Recently I have been away from home, with only work, an iPhone and a MacBook Pro to entertain me. While searching for a way to play a few multiplayer games I hit a snag – a distinct lack of controllers. While looking for a solution I came across Joypad for iPhone [No Longer Available], and the now slightly outdated Joypad Legacy app.
Using a Mac or Windows PC and a couple of iPhones, it’s surprisingly easy to turn your handheld iOS device into a touchscreen gamepad. A lack of physical feedback means this isn’t suitable for “serious” gaming (whatever that means) but for emulators and brainless arcade games it does the job quite nicely.
The software means you can turn any Windows or Mac OS X laptop into a portable emulator or games console wherever you are. And it’s now free!
A Very Simple Setup
The setup for this rather awesome freebie couldn’t be simpler. Head on over to the Joypad Legacy website [No Longer Available] and download Joypad Connect for Mac or PC. While it’s downloading (and installing) you should grab the Joypad Legacy iPhone app from the App Store. The software is surprisingly light, and shouldn’t take long to download or install on either device.

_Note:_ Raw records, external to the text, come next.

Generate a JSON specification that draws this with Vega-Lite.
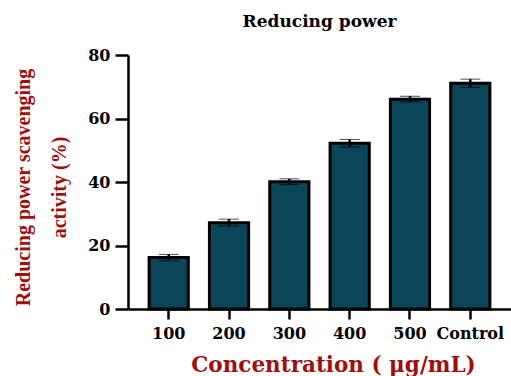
{
  "$schema": "https://vega.github.io/schema/vega-lite/v6.json",
  "autosize": "none",
  "width": 383,
  "height": 254,
  "padding": {"left": 128, "top": 55, "right": 0, "bottom": 67},
  "background": "white",
  "title": {
    "text": "Reducing power",
    "font": "DejaVu Serif",
    "fontWeight": "bold",
    "fontSize": 17,
    "color": "black",
    "anchor": "middle",
    "offset": 16
  },
  "data": {
    "values": [
      {"conc": "100", "mean": 16.2, "sd": 1.0},
      {"conc": "200", "mean": 27.2, "sd": 1.1},
      {"conc": "300", "mean": 40.1, "sd": 0.9},
      {"conc": "400", "mean": 52.2, "sd": 1.2},
      {"conc": "500", "mean": 66.1, "sd": 0.9},
      {"conc": "Control", "mean": 71.1, "sd": 1.3}
    ]
  },
  "config": {
    "view": {"stroke": null},
    "axis": {"grid": false}
  },
  "encoding": {
    "x": {
      "field": "conc",
      "type": "nominal",
      "sort": null,
      "scale": {"paddingInner": 0.35, "paddingOuter": 0.35},
      "axis": {
        "title": "Concentration ( μg/mL)",
        "titleFont": "DejaVu Serif",
        "titleFontWeight": "bold",
        "titleFontSize": 21.5,
        "titleColor": "#a00f0f",
        "titleX": 205,
        "titleY": 62,
        "titleBaseline": "alphabetic",
        "labelAngle": 0,
        "labelFont": "DejaVu Serif",
        "labelFontWeight": "bold",
        "labelFontSize": 16,
        "labelColor": "black",
        "labelPadding": 6,
        "labelOverlap": false,
        "domainColor": "black",
        "domainWidth": 2.5,
        "tickColor": "black",
        "tickWidth": 2.5,
        "tickSize": 10
      }
    },
    "y": {
      "field": "mean",
      "type": "quantitative",
      "scale": {"domain": [0, 80]},
      "axis": {
        "values": [0, 20, 40, 60, 80],
        "title": ["Reducing power scavenging", "activity (%)"],
        "titleFont": "Liberation Serif",
        "titleFontWeight": "bold",
        "titleFontSize": 20,
        "titleLineHeight": 36,
        "titleColor": "#a00f0f",
        "titlePadding": 18,
        "titleY": 132,
        "labelFont": "DejaVu Serif",
        "labelFontWeight": "bold",
        "labelFontSize": 16,
        "labelColor": "black",
        "labelPadding": 5,
        "domainColor": "black",
        "domainWidth": 2.5,
        "tickColor": "black",
        "tickWidth": 2.5,
        "tickSize": 13
      }
    }
  },
  "layer": [
    {
      "mark": {"type": "bar", "color": "#0a4657", "stroke": "black", "strokeWidth": 3}
    },
    {
      "mark": {"type": "errorbar", "ticks": {"color": "black", "strokeWidth": 3, "size": 20}, "rule": {"color": "black", "strokeWidth": 2.5}},
      "encoding": {
        "yError": {"field": "sd"}
      }
    }
  ]
}
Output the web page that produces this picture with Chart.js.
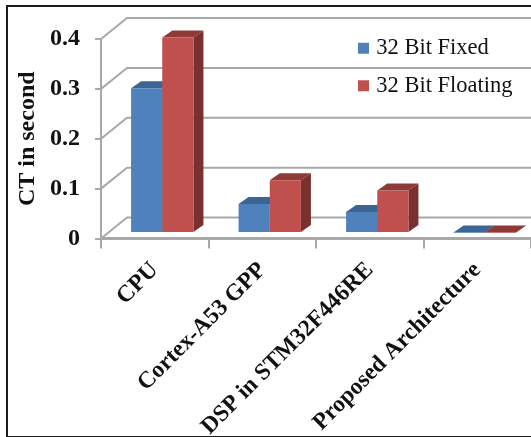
<!DOCTYPE html>
<html>
<head>
<meta charset="utf-8">
<title>CT in second</title>
<script src="https://cdn.jsdelivr.net/npm/chart.js@4"></script>
<style>
    html, body { margin: 0; padding: 0; background: #fff; overflow: hidden; }
    canvas { position: absolute; left: 0; top: 0; filter: blur(0.4px); }
    #marco { position: absolute; left: 6px; top: 5px; width: 600px; height: 429px; border: 2px solid #1c1c1c; pointer-events: none; }
</style>
</head>
<body>
<canvas id="grafico" width="531" height="437"></canvas>
<div id="marco"></div>
<script>
// Datos
const categorias = ["CPU", "Cortex-A53 GPP", "DSP in STM32F446RE", "Proposed Architecture"];
const fijo32 = [0.29, 0.058, 0.042, 0.001];
const flotante32 = [0.392, 0.106, 0.085, 0.001];

const colorRejilla = "#a8a8a8";
const fondoX = 26, fondoY = -21;   // profundidad de la pared
const barraX = 7.5, barraY = -5.5; // las barras van en mitad del suelo
const cajaX = 10, cajaY = -7;      // profundidad de cada barra

const fuente = "'Liberation Serif', serif";

// Pared del fondo y caras laterales de las barras
const efecto3d = {
    id: "efecto3d",
    beforeDraw(chart) {
        // leyenda colocada a mano sobre la pared
        chart.legend.left = 347;
        chart.legend.top = 22;
    },
    beforeDatasetsDraw(chart) {
        const ctx = chart.ctx;
        const area = chart.chartArea;
        const ejeY = chart.scales.y;

        ctx.save();
        ctx.strokeStyle = colorRejilla;
        ctx.lineWidth = 2;
        ejeY.ticks.forEach(t => {
            const y = ejeY.getPixelForValue(t.value);
            ctx.beginPath();
            ctx.moveTo(area.left, y);
            ctx.lineTo(area.left + fondoX, y + fondoY);
            ctx.lineTo(area.right + fondoX, y + fondoY);
            ctx.stroke();
        });
        ctx.restore();

        ctx.save();
        ctx.translate(barraX, barraY);
        chart.data.datasets.forEach((ds, i) => {
            chart.getDatasetMeta(i).data.forEach(barra => {
                const izq = barra.x - barra.width / 2;
                const der = barra.x + barra.width / 2;
                ctx.fillStyle = ds.colorArriba;
                ctx.beginPath();
                ctx.moveTo(izq, barra.y);
                ctx.lineTo(izq + cajaX, barra.y + cajaY);
                ctx.lineTo(der + cajaX, barra.y + cajaY);
                ctx.lineTo(der, barra.y);
                ctx.fill();
                ctx.fillStyle = ds.colorLado;
                ctx.beginPath();
                ctx.moveTo(der, barra.y);
                ctx.lineTo(der + cajaX, barra.y + cajaY);
                ctx.lineTo(der + cajaX, barra.base + cajaY);
                ctx.lineTo(der, barra.base);
                ctx.fill();
            });
        });
        // se restaura en afterDatasetsDraw, las barras tambien van desplazadas
    },
    afterDatasetsDraw(chart) {
        chart.ctx.restore();
    }
};

new Chart(document.getElementById("grafico"), {
    type: "bar",
    plugins: [efecto3d],
    data: {
        labels: categorias,
        datasets: [
            { label: "32 Bit Fixed", data: fijo32, backgroundColor: "#4f81bd", colorArriba: "#3a6595", colorLado: "#385d8a" },
            { label: "32 Bit Floating", data: flotante32, backgroundColor: "#c0504d", colorArriba: "#8f3a37", colorLado: "#7a302e" }
        ]
    },
    options: {
        responsive: false,
        animation: false,
        layout: { autoPadding: false, padding: { top: 39, left: 0, right: 0, bottom: 0 } },
        categoryPercentage: 0.58,
        barPercentage: 1,
        plugins: {
            tooltip: { enabled: false },
            legend: {
                position: "chartArea",
                align: "start",
                labels: {
                    color: "#111",
                    font: { family: fuente, size: 22.5 },
                    boxWidth: 3,
                    boxHeight: 3,
                    padding: 15,
                    generateLabels(chart) {
                        return chart.data.datasets.map((ds, i) => ({
                            text: ds.label,
                            datasetIndex: i,
                            fillStyle: ds.backgroundColor,
                            strokeStyle: ds.backgroundColor,
                            lineWidth: 8,
                            fontColor: "#111"
                        }));
                    }
                }
            }
        },
        scales: {
            x: {
                afterFit(eje) { eje.height = 198.5; },
                grid: { drawOnChartArea: false, color: colorRejilla, lineWidth: 2, tickLength: 10 },
                border: { color: colorRejilla, width: 3 },
                ticks: {
                    color: "#111",
                    minRotation: 45,
                    maxRotation: 45,
                    autoSkip: false,
                    padding: 8,
                    font: { family: fuente, size: 23.5, weight: "bold" }
                }
            },
            y: {
                min: 0,
                max: 0.4,
                afterFit(eje) { eje.width = 101; },
                grid: { drawOnChartArea: false, color: colorRejilla, lineWidth: 2, tickLength: 6 },
                border: { color: colorRejilla, width: 2 },
                ticks: {
                    stepSize: 0.1,
                    color: "#111",
                    padding: 15,
                    font: { family: fuente, size: 24, weight: "bold" }
                },
                title: {
                    display: true,
                    text: "CT in second",
                    color: "#111",
                    padding: { top: 13, bottom: 0 },
                    font: { family: fuente, size: 24, weight: "bold" }
                }
            }
        }
    }
});
</script>
</body>
</html>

Once you’ve got Joypad Connect and Joypad Legacy down and ready to go, launch the host software on your Mac or PC. The top list denotes preset configurations that gel seamlessly with the default emulator setups, the bottom is a list of devices that you’re able to use as a gamepad. With the software running on your computer, launch the app on your iPhone.
Provided both devices are connected to the same wireless network (more on this later) then you should be able to click on your device in Joypad Connect (if it hasn’t already connected) to connect and use it with your PC as a gamepad. That’s pretty much all there is to it – you’re now ready to use your iPhone with an emulator or by adding your own custom configuration to use with your favourite Mac App Store, Steam or third-party games.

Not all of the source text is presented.